==== Extracted records ====

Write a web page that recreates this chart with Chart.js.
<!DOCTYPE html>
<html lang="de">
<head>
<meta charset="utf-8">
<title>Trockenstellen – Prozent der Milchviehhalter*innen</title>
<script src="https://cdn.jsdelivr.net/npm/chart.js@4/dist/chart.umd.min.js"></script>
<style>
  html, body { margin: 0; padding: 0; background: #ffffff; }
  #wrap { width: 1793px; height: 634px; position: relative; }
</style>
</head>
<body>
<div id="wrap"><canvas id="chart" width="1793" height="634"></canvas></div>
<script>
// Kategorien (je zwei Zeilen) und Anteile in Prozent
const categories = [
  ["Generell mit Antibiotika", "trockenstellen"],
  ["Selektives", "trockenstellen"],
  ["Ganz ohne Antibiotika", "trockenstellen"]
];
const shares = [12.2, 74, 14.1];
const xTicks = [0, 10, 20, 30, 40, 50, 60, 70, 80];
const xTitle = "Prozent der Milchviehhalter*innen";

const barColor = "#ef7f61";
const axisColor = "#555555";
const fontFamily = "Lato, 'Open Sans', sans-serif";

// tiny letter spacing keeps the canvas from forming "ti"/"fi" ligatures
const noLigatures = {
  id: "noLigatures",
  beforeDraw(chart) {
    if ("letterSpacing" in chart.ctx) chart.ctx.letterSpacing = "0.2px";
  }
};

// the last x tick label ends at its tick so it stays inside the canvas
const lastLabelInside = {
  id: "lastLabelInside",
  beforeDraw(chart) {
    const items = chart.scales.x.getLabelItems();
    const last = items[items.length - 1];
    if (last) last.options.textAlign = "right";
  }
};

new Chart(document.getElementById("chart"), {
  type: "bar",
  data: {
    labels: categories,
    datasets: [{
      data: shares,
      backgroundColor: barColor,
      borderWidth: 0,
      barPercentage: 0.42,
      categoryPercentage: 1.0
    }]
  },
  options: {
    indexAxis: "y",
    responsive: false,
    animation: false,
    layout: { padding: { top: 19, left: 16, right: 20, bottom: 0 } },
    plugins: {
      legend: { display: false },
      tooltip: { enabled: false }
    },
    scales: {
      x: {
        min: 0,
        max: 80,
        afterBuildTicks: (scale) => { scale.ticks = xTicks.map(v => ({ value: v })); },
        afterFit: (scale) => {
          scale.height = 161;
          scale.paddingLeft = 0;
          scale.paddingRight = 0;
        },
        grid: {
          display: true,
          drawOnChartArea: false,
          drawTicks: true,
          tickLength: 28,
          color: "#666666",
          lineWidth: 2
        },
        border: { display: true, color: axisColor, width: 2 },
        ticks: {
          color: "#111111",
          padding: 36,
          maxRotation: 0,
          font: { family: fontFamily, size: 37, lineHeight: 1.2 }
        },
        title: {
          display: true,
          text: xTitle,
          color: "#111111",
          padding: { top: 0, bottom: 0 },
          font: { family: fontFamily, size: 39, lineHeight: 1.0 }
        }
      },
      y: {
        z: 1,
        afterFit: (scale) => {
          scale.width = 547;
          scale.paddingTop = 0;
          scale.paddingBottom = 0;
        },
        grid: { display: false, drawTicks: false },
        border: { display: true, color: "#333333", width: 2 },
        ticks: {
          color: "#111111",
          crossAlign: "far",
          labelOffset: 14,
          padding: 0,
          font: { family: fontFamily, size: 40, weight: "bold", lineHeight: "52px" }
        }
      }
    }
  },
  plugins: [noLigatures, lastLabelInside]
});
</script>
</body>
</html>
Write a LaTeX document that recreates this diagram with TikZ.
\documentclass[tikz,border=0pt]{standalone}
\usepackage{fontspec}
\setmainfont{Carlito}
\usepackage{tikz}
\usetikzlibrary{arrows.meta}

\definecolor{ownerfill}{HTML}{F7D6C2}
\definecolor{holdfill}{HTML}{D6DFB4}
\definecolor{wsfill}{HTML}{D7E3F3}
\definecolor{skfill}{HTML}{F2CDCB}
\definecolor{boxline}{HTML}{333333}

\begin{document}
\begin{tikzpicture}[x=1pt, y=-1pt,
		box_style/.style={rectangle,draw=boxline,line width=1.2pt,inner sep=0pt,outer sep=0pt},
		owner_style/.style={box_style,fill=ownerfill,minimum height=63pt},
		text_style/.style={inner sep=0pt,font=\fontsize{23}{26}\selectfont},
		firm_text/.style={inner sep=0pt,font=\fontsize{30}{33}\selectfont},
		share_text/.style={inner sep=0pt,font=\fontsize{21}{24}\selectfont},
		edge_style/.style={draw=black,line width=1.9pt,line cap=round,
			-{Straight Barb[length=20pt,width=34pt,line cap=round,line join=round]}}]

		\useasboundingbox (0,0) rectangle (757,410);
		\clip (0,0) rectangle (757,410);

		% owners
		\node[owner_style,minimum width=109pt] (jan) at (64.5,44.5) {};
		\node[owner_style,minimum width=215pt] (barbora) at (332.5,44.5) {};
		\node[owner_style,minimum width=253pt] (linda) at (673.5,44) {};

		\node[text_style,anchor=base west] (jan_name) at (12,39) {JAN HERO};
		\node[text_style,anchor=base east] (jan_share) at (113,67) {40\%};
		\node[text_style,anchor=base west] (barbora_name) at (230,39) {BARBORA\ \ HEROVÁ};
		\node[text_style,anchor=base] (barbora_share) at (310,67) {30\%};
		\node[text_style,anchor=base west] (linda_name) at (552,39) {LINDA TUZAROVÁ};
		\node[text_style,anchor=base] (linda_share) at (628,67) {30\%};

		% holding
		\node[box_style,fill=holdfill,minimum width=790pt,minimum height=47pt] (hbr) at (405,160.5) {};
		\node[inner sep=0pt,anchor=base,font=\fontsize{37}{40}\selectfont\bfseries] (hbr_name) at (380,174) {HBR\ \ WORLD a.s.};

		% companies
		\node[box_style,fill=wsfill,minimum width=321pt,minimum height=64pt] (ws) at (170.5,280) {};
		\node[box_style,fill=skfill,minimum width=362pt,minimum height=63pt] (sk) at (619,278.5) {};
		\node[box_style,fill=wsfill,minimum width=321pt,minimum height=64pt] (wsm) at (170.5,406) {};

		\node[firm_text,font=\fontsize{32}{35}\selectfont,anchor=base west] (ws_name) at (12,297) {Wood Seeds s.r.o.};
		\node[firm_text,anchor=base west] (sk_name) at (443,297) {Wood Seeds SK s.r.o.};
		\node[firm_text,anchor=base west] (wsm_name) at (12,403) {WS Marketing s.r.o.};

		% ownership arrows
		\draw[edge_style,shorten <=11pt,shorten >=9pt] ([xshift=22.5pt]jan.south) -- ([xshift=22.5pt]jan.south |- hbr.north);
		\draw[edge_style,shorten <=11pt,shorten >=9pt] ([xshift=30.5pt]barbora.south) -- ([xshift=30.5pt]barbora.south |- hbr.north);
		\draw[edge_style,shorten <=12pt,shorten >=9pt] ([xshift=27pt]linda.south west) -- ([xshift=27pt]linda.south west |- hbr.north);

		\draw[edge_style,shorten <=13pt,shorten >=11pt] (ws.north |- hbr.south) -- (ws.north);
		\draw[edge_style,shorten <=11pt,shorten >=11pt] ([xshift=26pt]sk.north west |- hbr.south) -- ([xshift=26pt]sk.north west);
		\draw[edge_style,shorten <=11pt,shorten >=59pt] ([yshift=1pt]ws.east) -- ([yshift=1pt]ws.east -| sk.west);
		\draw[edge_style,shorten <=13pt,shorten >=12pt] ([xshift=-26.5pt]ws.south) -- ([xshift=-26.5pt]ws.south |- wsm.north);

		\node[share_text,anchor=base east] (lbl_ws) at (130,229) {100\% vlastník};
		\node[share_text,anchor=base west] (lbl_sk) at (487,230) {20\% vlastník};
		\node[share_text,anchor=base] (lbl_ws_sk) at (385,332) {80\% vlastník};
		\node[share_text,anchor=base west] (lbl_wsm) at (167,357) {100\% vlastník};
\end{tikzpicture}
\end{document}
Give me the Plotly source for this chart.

====

Requirement: From the records above, retype only the lines starting at the line that contains "Write a LaTeX" and ending at the line that contains "width=253pt] (linda) at", both included.

The reply:
Write a LaTeX document that recreates this diagram with TikZ.
\documentclass[tikz,border=0pt]{standalone}
\usepackage{fontspec}
\setmainfont{Carlito}
\usepackage{tikz}
\usetikzlibrary{arrows.meta}

\definecolor{ownerfill}{HTML}{F7D6C2}
\definecolor{holdfill}{HTML}{D6DFB4}
\definecolor{wsfill}{HTML}{D7E3F3}
\definecolor{skfill}{HTML}{F2CDCB}
\definecolor{boxline}{HTML}{333333}

\begin{document}
\begin{tikzpicture}[x=1pt, y=-1pt,
		box_style/.style={rectangle,draw=boxline,line width=1.2pt,inner sep=0pt,outer sep=0pt},
		owner_style/.style={box_style,fill=ownerfill,minimum height=63pt},
		text_style/.style={inner sep=0pt,font=\fontsize{23}{26}\selectfont},
		firm_text/.style={inner sep=0pt,font=\fontsize{30}{33}\selectfont},
		share_text/.style={inner sep=0pt,font=\fontsize{21}{24}\selectfont},
		edge_style/.style={draw=black,line width=1.9pt,line cap=round,
			-{Straight Barb[length=20pt,width=34pt,line cap=round,line join=round]}}]

		\useasboundingbox (0,0) rectangle (757,410);
		\clip (0,0) rectangle (757,410);

		% owners
		\node[owner_style,minimum width=109pt] (jan) at (64.5,44.5) {};
		\node[owner_style,minimum width=215pt] (barbora) at (332.5,44.5) {};
		\node[owner_style,minimum width=253pt] (linda) at (673.5,44) {};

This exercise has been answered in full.